- **Brief**
Return all lines where the word "chart" can be found.

- **Provided material**
+---+
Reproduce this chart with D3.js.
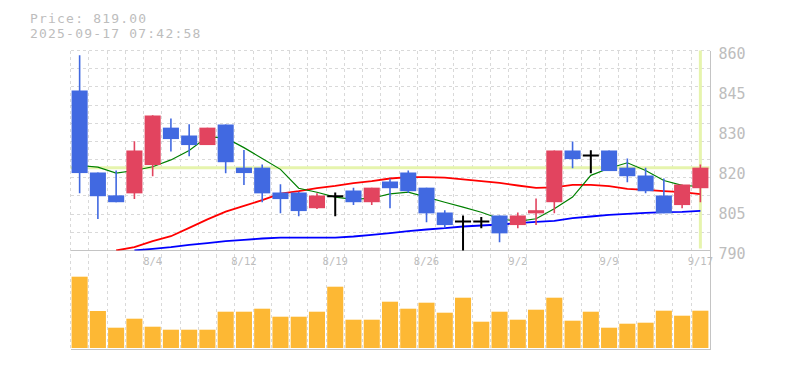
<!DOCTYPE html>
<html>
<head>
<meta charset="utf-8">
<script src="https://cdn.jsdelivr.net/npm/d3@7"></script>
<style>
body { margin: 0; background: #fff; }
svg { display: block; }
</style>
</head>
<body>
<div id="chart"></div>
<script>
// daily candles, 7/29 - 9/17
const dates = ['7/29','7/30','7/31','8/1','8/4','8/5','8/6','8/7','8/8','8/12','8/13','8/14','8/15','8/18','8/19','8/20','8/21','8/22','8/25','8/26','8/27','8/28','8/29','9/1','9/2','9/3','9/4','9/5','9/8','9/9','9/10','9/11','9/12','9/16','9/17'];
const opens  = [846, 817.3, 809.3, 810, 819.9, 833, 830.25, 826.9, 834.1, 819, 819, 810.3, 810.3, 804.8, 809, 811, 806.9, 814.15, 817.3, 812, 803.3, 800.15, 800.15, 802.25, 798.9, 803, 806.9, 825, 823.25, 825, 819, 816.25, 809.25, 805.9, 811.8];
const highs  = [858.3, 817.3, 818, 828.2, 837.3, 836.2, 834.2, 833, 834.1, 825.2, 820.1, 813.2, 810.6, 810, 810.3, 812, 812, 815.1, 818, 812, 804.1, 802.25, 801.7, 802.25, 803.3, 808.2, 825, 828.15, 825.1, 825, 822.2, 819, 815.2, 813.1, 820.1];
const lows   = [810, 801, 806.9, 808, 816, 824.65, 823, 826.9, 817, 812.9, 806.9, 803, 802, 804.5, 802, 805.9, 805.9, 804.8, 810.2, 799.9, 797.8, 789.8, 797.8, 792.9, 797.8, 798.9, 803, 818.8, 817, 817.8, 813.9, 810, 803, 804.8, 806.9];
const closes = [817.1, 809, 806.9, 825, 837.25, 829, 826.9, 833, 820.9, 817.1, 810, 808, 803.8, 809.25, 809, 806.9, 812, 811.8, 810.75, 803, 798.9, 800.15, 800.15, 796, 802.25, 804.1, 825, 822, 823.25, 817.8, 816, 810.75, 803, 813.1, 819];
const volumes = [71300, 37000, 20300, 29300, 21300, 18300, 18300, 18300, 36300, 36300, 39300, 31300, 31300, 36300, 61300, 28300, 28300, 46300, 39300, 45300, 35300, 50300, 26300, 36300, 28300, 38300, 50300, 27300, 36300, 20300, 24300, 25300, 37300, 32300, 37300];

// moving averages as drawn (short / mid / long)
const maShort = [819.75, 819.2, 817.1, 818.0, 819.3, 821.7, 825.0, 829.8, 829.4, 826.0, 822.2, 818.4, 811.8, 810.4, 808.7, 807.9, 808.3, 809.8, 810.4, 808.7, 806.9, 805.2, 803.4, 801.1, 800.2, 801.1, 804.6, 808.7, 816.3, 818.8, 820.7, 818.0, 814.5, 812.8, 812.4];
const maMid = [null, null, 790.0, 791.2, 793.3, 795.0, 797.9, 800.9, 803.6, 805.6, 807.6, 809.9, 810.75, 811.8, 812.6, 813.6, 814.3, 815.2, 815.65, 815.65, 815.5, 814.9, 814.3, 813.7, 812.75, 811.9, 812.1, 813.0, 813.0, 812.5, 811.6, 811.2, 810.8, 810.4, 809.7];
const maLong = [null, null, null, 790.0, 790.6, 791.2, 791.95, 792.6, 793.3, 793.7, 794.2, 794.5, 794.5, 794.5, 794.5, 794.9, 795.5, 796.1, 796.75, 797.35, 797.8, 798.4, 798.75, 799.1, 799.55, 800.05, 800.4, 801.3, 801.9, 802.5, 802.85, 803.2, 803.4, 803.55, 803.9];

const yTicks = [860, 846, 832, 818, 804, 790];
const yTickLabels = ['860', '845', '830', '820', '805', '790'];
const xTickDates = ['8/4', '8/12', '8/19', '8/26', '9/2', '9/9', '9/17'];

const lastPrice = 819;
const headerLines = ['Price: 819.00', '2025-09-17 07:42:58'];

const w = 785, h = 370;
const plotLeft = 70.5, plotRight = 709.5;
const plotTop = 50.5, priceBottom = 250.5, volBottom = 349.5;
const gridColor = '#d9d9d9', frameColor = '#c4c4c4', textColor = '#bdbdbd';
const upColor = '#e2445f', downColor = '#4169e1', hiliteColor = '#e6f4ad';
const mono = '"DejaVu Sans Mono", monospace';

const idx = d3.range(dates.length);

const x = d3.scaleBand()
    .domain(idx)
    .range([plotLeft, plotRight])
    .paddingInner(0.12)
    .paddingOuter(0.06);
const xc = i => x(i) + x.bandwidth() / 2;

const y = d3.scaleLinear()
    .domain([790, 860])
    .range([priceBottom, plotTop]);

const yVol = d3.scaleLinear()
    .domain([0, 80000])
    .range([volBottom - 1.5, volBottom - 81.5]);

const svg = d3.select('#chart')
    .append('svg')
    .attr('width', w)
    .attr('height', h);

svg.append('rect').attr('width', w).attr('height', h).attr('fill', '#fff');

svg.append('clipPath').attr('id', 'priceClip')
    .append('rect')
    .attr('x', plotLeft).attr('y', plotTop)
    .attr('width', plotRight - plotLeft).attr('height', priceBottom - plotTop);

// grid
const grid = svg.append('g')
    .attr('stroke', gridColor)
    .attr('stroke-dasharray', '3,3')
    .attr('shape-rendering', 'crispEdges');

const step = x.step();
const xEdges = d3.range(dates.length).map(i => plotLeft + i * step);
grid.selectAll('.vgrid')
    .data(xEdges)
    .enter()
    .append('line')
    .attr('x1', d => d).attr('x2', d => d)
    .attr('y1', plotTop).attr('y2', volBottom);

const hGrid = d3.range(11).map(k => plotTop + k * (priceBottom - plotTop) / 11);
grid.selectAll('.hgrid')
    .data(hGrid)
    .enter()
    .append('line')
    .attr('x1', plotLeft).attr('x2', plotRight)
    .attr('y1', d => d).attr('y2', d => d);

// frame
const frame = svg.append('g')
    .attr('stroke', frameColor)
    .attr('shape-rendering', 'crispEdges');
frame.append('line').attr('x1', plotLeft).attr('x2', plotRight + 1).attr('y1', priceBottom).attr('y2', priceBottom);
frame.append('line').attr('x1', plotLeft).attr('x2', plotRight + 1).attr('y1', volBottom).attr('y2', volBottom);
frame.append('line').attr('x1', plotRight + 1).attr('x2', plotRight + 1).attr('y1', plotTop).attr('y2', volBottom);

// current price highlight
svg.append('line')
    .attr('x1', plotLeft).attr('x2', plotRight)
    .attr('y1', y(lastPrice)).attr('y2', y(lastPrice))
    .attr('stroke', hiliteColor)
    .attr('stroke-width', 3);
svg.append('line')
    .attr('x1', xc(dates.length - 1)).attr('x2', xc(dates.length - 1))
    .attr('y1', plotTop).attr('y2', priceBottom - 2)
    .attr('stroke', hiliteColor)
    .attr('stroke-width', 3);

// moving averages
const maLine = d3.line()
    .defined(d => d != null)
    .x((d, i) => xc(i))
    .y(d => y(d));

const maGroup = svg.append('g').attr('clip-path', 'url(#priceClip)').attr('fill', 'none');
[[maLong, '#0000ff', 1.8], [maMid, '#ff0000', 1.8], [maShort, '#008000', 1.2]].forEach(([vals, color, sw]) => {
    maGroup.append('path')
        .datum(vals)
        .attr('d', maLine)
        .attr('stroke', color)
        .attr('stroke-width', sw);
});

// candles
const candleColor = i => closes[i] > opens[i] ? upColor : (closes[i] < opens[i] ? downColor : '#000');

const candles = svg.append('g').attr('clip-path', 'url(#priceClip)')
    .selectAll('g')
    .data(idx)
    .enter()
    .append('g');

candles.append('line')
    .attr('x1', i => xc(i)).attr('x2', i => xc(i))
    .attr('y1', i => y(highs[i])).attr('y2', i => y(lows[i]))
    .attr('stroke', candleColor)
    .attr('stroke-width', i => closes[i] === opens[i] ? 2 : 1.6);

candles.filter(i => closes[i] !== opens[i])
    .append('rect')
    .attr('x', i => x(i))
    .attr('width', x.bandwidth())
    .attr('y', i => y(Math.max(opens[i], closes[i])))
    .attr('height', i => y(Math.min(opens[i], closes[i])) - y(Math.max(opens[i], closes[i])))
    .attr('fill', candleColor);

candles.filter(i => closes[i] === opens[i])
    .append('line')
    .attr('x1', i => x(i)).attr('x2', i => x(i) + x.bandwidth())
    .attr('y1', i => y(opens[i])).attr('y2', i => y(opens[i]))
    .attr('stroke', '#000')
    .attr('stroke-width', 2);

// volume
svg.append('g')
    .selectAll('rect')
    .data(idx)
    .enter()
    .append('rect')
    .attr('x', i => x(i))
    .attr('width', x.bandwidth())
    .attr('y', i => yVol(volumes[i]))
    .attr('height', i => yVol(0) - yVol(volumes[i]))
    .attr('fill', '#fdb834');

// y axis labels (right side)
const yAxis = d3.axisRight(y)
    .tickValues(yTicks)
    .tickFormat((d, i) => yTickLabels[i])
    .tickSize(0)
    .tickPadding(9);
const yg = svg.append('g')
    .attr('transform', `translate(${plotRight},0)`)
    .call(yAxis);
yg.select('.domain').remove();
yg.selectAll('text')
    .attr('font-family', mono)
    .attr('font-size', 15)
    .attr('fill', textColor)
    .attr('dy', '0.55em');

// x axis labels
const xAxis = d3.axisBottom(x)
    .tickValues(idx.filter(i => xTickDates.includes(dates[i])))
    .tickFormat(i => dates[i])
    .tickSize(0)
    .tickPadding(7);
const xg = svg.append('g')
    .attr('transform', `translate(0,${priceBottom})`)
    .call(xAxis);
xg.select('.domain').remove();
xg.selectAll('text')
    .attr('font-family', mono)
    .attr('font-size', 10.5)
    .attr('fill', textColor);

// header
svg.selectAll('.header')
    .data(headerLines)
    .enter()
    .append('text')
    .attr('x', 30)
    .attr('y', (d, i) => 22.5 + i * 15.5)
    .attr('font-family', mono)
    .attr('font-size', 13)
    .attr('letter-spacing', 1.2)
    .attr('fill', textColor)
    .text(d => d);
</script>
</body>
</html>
+---+
- **Solution for this problem**
Reproduce this chart with D3.js.
<div id="chart"></div>
const svg = d3.select('#chart')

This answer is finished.